With all the focus on increasing cybersecurity and educating customers about online scams, you’d be forgiven for thinking contact centre fraud is not a risk. In fact fraudsters are using contact centres more than you realise, writes Matthew Addison.
It’s true, telephony fraud is relatively rare. It is not so common for fraudsters to call a contact centre and directly access a customer account by phone and steal their money. It happens and it’s an issue, but it’s just the tip of the iceberg when it comes to contact centre fraud.
Our research shows that as many as 1 in 500 calls to a contact centre could be from fraudsters and those fraudsters can make on average 26 calls before initiating their attack. And while each of those calls may not always lead directly to a customer being defrauded, they help active fraudsters build a picture of a contact centre’s defences and security practices.
Fraudsters use the telephony channel for a few critical tasks:
Reconnaissance: collecting and validating stolen customer information to use to commit fraud in other channels, for example. Or monitoring compromised accounts to see when regular large payments are normally received, so that fund transfers can be timed accordingly. Or gathering personal data from a Local Authority record or confirming they are a customer of yours so that they can send a spoofed text message.
Preparation: carrying out tasks that enable fraud elsewhere, such as adding a name to a utilities bill which can be used for identity theft elsewhere.
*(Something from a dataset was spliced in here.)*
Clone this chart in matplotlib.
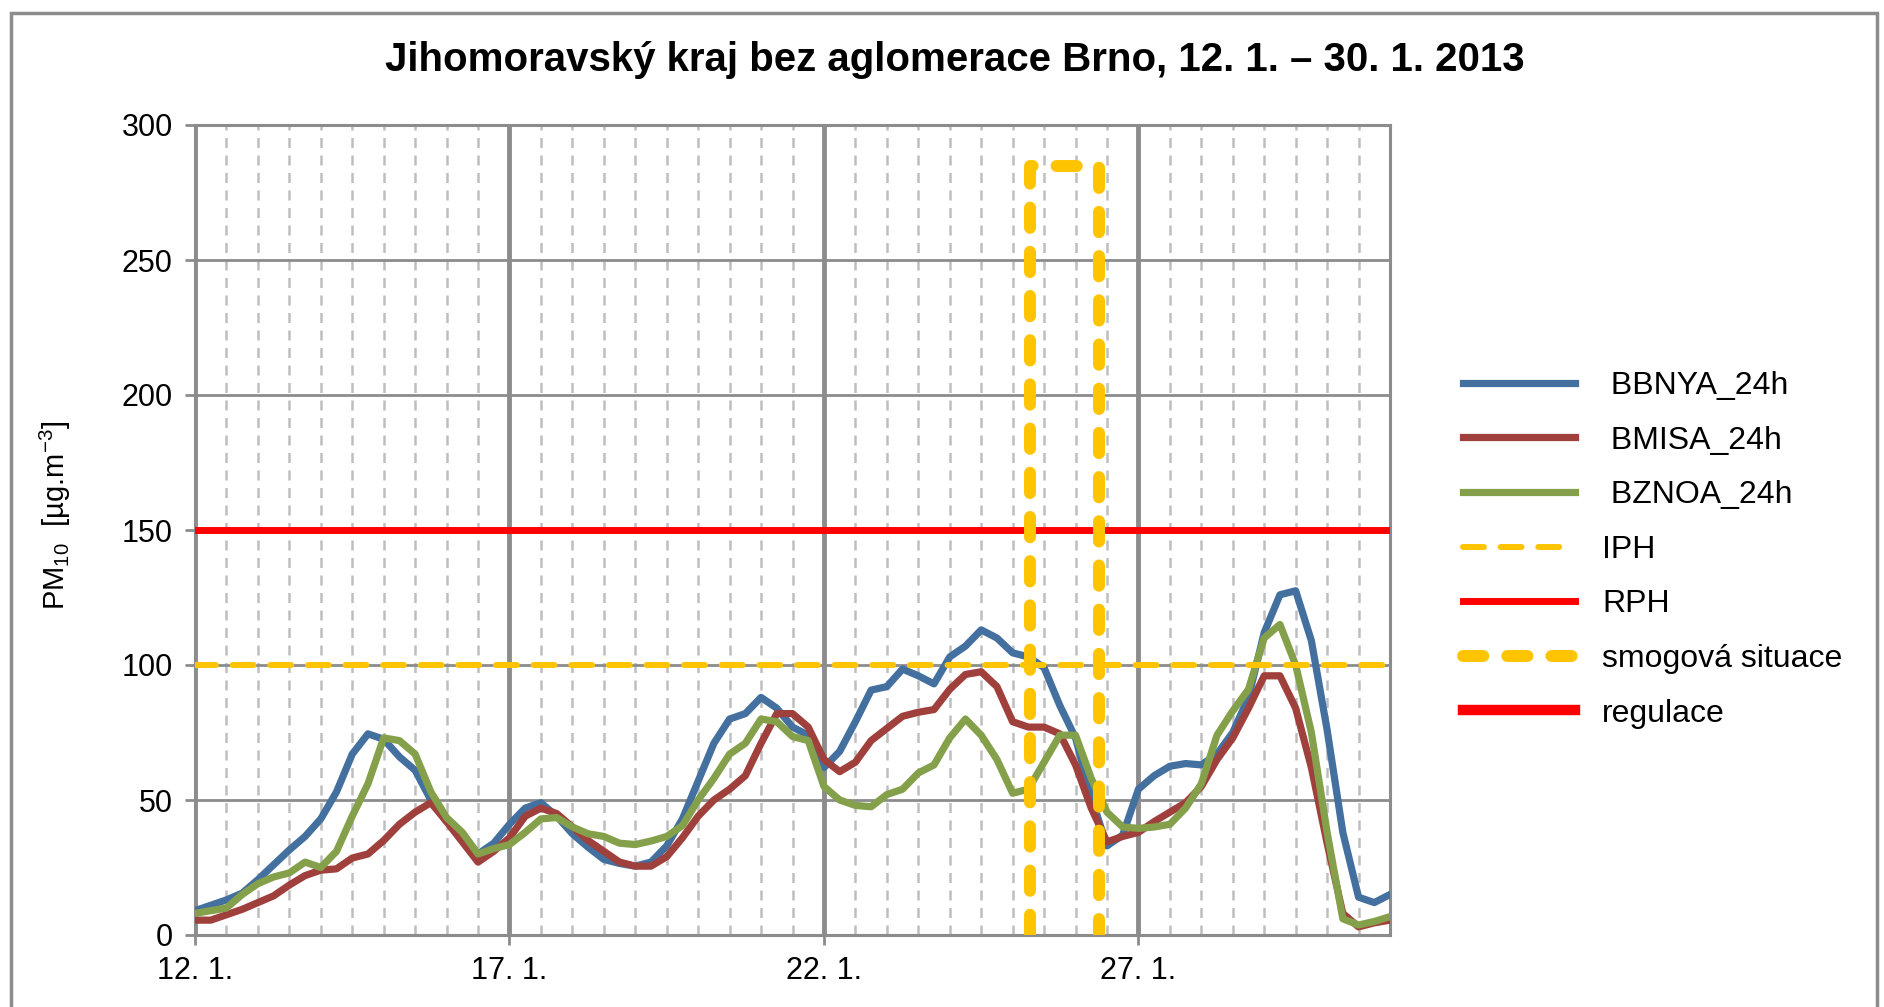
import numpy as np
import matplotlib
matplotlib.use("Agg")
from matplotlib import pyplot as plt
from matplotlib.patches import Rectangle

plt.rcParams['font.family'] = ['Liberation Sans', 'DejaVu Sans']
plt.rcParams['mathtext.fontset'] = 'custom'
plt.rcParams['mathtext.rm'] = 'Liberation Sans'
plt.rcParams['mathtext.it'] = 'Liberation Sans:italic'

# time axis: day of January, every 6 hours from 12. 1. 0:00 to 31. 1. 0:00
days = np.arange(12, 31.01, 0.25)

bbnya = [9, 11, 13, 15.5, 20.5, 26, 31.5, 36.5, 43, 53, 67, 74.5, 72.5, 66, 61, 50,
         42, 37, 30, 34, 41, 47, 49, 44, 37.5, 32.5, 28, 26.5, 25.5, 27, 33, 43,
         57, 71, 80, 82, 88, 84, 77, 74, 62, 68, 79, 90.7, 92, 98.5, 96, 93,
         103, 107, 113, 110, 104.5, 103, 99, 85, 73, 51, 33, 37, 54, 59,
         62.5, 63.5, 63, 67, 75, 88, 112, 126, 127.5, 109, 76, 38, 14, 12, 15]
bmisa = [5.5, 5.5, 7.5, 9.5, 12, 14.5, 18.5, 22, 24, 24.5, 28.5, 30, 35, 41, 45.5, 49,
         42, 34.5, 27, 31, 36, 44, 47, 45, 40, 35, 31, 27, 25.5, 25.5, 29, 36,
         44, 50, 54, 59, 71, 82, 82, 77, 65, 60.5, 64, 72, 76.5, 81, 82.5, 83.5,
         91, 96.5, 97.5, 92, 79, 77, 77, 74.5, 63, 47, 34.5, 36.5, 38, 42,
         45.5, 49, 55, 65, 73, 84, 96, 96, 84, 62, 34, 8, 3, 4.5, 5.5]
bznoa = [8, 9, 10, 15, 19, 21.5, 23, 27, 25, 31, 44, 56, 73, 72, 67, 53,
         43.5, 38, 30, 32, 33.5, 38, 43, 43.5, 40, 37.5, 36.5, 34, 33.5, 34.8, 36.5, 40.5,
         50, 58, 67, 71, 80, 79, 73.5, 72, 55, 50, 48, 47.5, 52, 54, 60, 63,
         73, 80, 74, 65, 52.5, 54, 64, 74, 74, 58, 45.5, 40, 39.5, 40,
         41, 47, 56, 74, 83, 91, 110, 115, 100, 75, 38, 6, 3.7, 5, 6.8]

iph_level = 100
rph_level = 150
# smog situation announced 25. 1. ~7:00, ended 26. 1. ~9:00
smog_days = [25.28, 25.28, 26.37, 26.37]
smog_level = [0, 285, 285, 0]
regulace_days = []
regulace_level = []

tick_days = [12, 17, 22, 27]
tick_labels = ["12. 1.", "17. 1.", "22. 1.", "27. 1."]

fig = plt.figure(figsize=(18.84, 10.07), dpi=100)
ax = fig.add_axes([195 / 1884, 72 / 1007, 1195 / 1884, 810 / 1007])

ax.plot(days, bbnya, color='#44709F', lw=5.2, label=' BBNYA_24h', zorder=3)
ax.plot(days, bmisa, color='#A0403C', lw=5.2, label=' BMISA_24h', zorder=3)
ax.plot(days, bznoa, color='#85A04A', lw=5.2, label=' BZNOA_24h', zorder=3)
ax.axhline(iph_level, color='#FFC400', lw=4.3, dashes=(3.5, 2.8),
           dash_capstyle='round', label='IPH', zorder=4)
ax.axhline(rph_level, color='#FF0000', lw=5, label='RPH', zorder=4)
ax.plot(smog_days, smog_level, color='#FFC400', lw=8.6, dashes=(1.7, 2.0),
        dash_capstyle='round', label='smogová situace', zorder=5)
ax.plot(regulace_days, regulace_level, color='#FF0000', lw=7.5, label='regulace')

ax.set_xlim(12, 31)
ax.set_ylim(0, 300)
ax.set_yticks(range(0, 301, 50))
ax.set_xticks(tick_days)
ax.set_xticklabels(tick_labels)
ax.set_xticks([d for d in np.arange(12.5, 31, 0.5) if d not in tick_days], minor=True)

ax.grid(which='major', axis='y', color='#8C8C8C', lw=2, zorder=1)
ax.grid(which='major', axis='x', color='#8C8C8C', lw=3.5, zorder=1)
ax.grid(which='minor', axis='x', color='#BEBEBE', lw=1.8, dashes=(4, 3), zorder=1)
ax.set_axisbelow(True)

for s in ax.spines.values():
    s.set_color('#8C8C8C')
    s.set_linewidth(2.2)

ax.tick_params(axis='both', which='major', color='#8C8C8C', width=2, length=7,
               labelsize=22, direction='out')
ax.tick_params(axis='y', pad=9)
ax.tick_params(axis='x', pad=8)
ax.tick_params(which='minor', length=0)

ax.set_ylabel('PM$_{10}$  [µg.m$^{-3}$]', fontsize=21)
ax.yaxis.set_label_coords(-0.102, 0.518)

fig.text(0.507, 0.94, 'Jihomoravský kraj bez aglomerace Brno, 12. 1. – 30. 1. 2013',
         ha='center', va='center', fontsize=29, fontweight='bold')

ax.legend(loc='upper left', bbox_to_anchor=(1463 / 1884, 1 - 371 / 1007),
          bbox_transform=fig.transFigure, frameon=False, fontsize=23,
          handlelength=3.5, handletextpad=0.85, labelspacing=0.77, borderpad=0,
          borderaxespad=0)

fig.add_artist(Rectangle((11 / 1884, -0.1), 1866 / 1884, 1.1 - 13 / 1007,
                         transform=fig.transFigure, fill=False,
                         edgecolor='#8C8C8C', lw=2.5))

plt.savefig("out.png", dpi=100)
Or changing an address on a bank account.
Most of this kind of fraudulent activity in the contact centre is hidden or not noticed due to the subtle and apparently low-risk nature of each engagement. It is also often carried out by bots calling over and over to test out which number and data combinations work in the IVR, without making it through to an account or agent.
But the signs are there and can be spotted if you know what you are looking for. And you have the technology to do so. And in fact they provide a huge opportunity to prevent downstream fraud not only in the contact centre, but across all your customer channels.
As cyber security becomes more robust and public awareness of scams grows, we will see growing exploitation of the telephony channel from fraudsters.